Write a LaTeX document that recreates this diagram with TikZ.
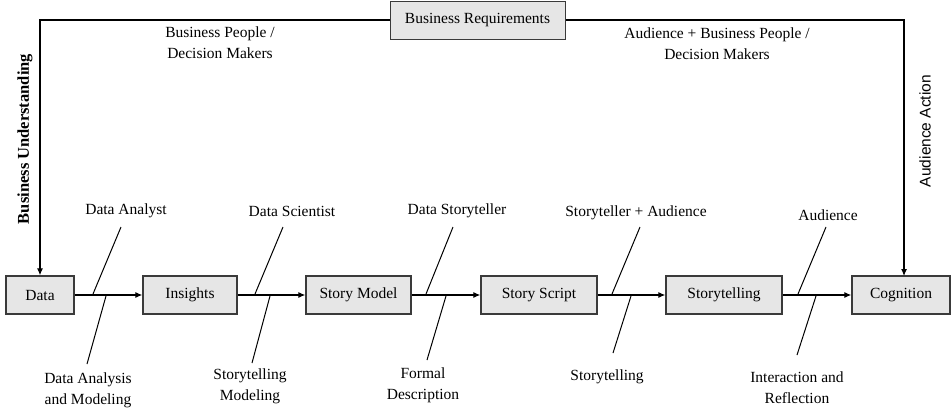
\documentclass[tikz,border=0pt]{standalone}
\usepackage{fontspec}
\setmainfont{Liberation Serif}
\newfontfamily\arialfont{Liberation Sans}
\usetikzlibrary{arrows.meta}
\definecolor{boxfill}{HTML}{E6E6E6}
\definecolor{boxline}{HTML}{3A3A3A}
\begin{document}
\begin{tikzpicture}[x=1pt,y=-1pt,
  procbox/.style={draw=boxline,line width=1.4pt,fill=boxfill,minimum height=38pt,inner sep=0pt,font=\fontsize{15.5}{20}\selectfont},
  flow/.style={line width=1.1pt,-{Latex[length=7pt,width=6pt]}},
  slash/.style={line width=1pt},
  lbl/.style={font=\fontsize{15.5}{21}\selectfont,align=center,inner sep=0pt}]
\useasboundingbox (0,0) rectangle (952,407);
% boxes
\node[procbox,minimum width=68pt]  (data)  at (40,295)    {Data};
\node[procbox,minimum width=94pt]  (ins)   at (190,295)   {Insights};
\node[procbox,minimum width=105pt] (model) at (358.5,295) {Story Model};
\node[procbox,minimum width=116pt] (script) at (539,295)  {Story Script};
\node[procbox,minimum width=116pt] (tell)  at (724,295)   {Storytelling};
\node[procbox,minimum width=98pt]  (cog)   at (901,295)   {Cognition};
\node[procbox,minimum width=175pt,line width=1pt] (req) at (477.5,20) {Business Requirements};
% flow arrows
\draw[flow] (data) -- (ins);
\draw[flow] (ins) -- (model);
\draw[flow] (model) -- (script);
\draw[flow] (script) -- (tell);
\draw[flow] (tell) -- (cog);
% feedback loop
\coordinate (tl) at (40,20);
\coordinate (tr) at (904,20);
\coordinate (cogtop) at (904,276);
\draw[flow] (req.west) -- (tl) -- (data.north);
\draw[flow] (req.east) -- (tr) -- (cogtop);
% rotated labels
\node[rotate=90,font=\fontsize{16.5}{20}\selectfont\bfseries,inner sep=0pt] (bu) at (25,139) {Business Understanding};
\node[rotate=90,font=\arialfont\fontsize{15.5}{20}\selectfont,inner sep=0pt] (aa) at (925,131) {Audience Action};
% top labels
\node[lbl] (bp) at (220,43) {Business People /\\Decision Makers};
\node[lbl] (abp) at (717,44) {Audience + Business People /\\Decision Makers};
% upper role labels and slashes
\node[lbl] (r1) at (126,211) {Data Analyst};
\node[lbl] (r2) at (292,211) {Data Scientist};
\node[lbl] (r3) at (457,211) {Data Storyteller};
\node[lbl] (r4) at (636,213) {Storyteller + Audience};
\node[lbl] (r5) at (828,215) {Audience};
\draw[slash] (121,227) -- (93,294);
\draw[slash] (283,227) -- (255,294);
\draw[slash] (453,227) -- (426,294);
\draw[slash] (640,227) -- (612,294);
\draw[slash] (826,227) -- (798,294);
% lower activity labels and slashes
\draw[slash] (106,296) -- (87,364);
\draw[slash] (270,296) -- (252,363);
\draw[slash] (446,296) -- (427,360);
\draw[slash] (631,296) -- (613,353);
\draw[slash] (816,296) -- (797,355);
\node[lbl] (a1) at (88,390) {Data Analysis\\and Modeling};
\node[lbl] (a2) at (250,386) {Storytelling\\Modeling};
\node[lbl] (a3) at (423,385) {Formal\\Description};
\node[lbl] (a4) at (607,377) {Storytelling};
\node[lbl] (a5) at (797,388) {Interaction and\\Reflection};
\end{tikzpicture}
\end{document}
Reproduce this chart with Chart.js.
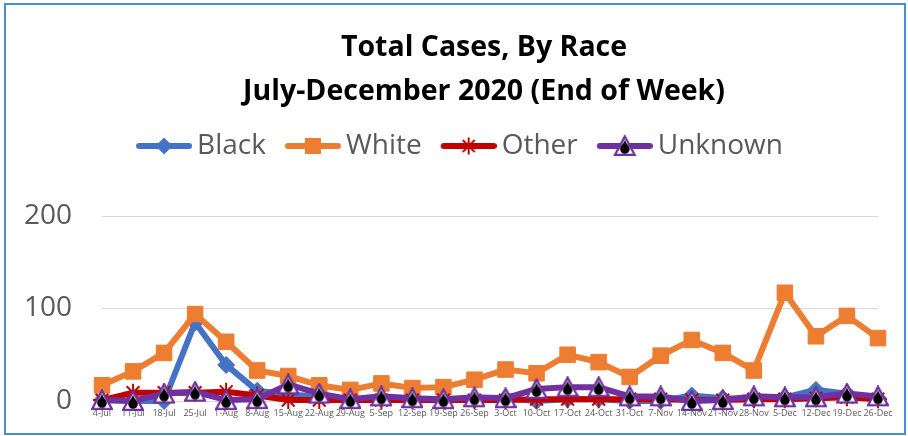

Your task => Copy every line of the data word for word, omitting the images.

Completed exercise =>
Write a LaTeX document that recreates this diagram with TikZ.
\documentclass[tikz,border=0pt]{standalone}
\usepackage{fontspec}
\setmainfont{Liberation Serif}
\newfontfamily\arialfont{Liberation Sans}
\usetikzlibrary{arrows.meta}
\definecolor{boxfill}{HTML}{E6E6E6}
\definecolor{boxline}{HTML}{3A3A3A}
\begin{document}
\begin{tikzpicture}[x=1pt,y=-1pt,
  procbox/.style={draw=boxline,line width=1.4pt,fill=boxfill,minimum height=38pt,inner sep=0pt,font=\fontsize{15.5}{20}\selectfont},
  flow/.style={line width=1.1pt,-{Latex[length=7pt,width=6pt]}},
  slash/.style={line width=1pt},
  lbl/.style={font=\fontsize{15.5}{21}\selectfont,align=center,inner sep=0pt}]
\useasboundingbox (0,0) rectangle (952,407);
% boxes
\node[procbox,minimum width=68pt]  (data)  at (40,295)    {Data};
\node[procbox,minimum width=94pt]  (ins)   at (190,295)   {Insights};
\node[procbox,minimum width=105pt] (model) at (358.5,295) {Story Model};
\node[procbox,minimum width=116pt] (script) at (539,295)  {Story Script};
\node[procbox,minimum width=116pt] (tell)  at (724,295)   {Storytelling};
\node[procbox,minimum width=98pt]  (cog)   at (901,295)   {Cognition};
\node[procbox,minimum width=175pt,line width=1pt] (req) at (477.5,20) {Business Requirements};
% flow arrows
\draw[flow] (data) -- (ins);
\draw[flow] (ins) -- (model);
\draw[flow] (model) -- (script);
\draw[flow] (script) -- (tell);
\draw[flow] (tell) -- (cog);
% feedback loop
\coordinate (tl) at (40,20);
\coordinate (tr) at (904,20);
\coordinate (cogtop) at (904,276);
\draw[flow] (req.west) -- (tl) -- (data.north);
\draw[flow] (req.east) -- (tr) -- (cogtop);
% rotated labels
\node[rotate=90,font=\fontsize{16.5}{20}\selectfont\bfseries,inner sep=0pt] (bu) at (25,139) {Business Understanding};
\node[rotate=90,font=\arialfont\fontsize{15.5}{20}\selectfont,inner sep=0pt] (aa) at (925,131) {Audience Action};
% top labels
\node[lbl] (bp) at (220,43) {Business People /\\Decision Makers};
\node[lbl] (abp) at (717,44) {Audience + Business People /\\Decision Makers};
% upper role labels and slashes
\node[lbl] (r1) at (126,211) {Data Analyst};
\node[lbl] (r2) at (292,211) {Data Scientist};
\node[lbl] (r3) at (457,211) {Data Storyteller};
\node[lbl] (r4) at (636,213) {Storyteller + Audience};
\node[lbl] (r5) at (828,215) {Audience};
\draw[slash] (121,227) -- (93,294);
\draw[slash] (283,227) -- (255,294);
\draw[slash] (453,227) -- (426,294);
\draw[slash] (640,227) -- (612,294);
\draw[slash] (826,227) -- (798,294);
% lower activity labels and slashes
\draw[slash] (106,296) -- (87,364);
\draw[slash] (270,296) -- (252,363);
\draw[slash] (446,296) -- (427,360);
\draw[slash] (631,296) -- (613,353);
\draw[slash] (816,296) -- (797,355);
\node[lbl] (a1) at (88,390) {Data Analysis\\and Modeling};
\node[lbl] (a2) at (250,386) {Storytelling\\Modeling};
\node[lbl] (a3) at (423,385) {Formal\\Description};
\node[lbl] (a4) at (607,377) {Storytelling};
\node[lbl] (a5) at (797,388) {Interaction and\\Reflection};
\end{tikzpicture}
\end{document}
Reproduce this chart with Chart.js.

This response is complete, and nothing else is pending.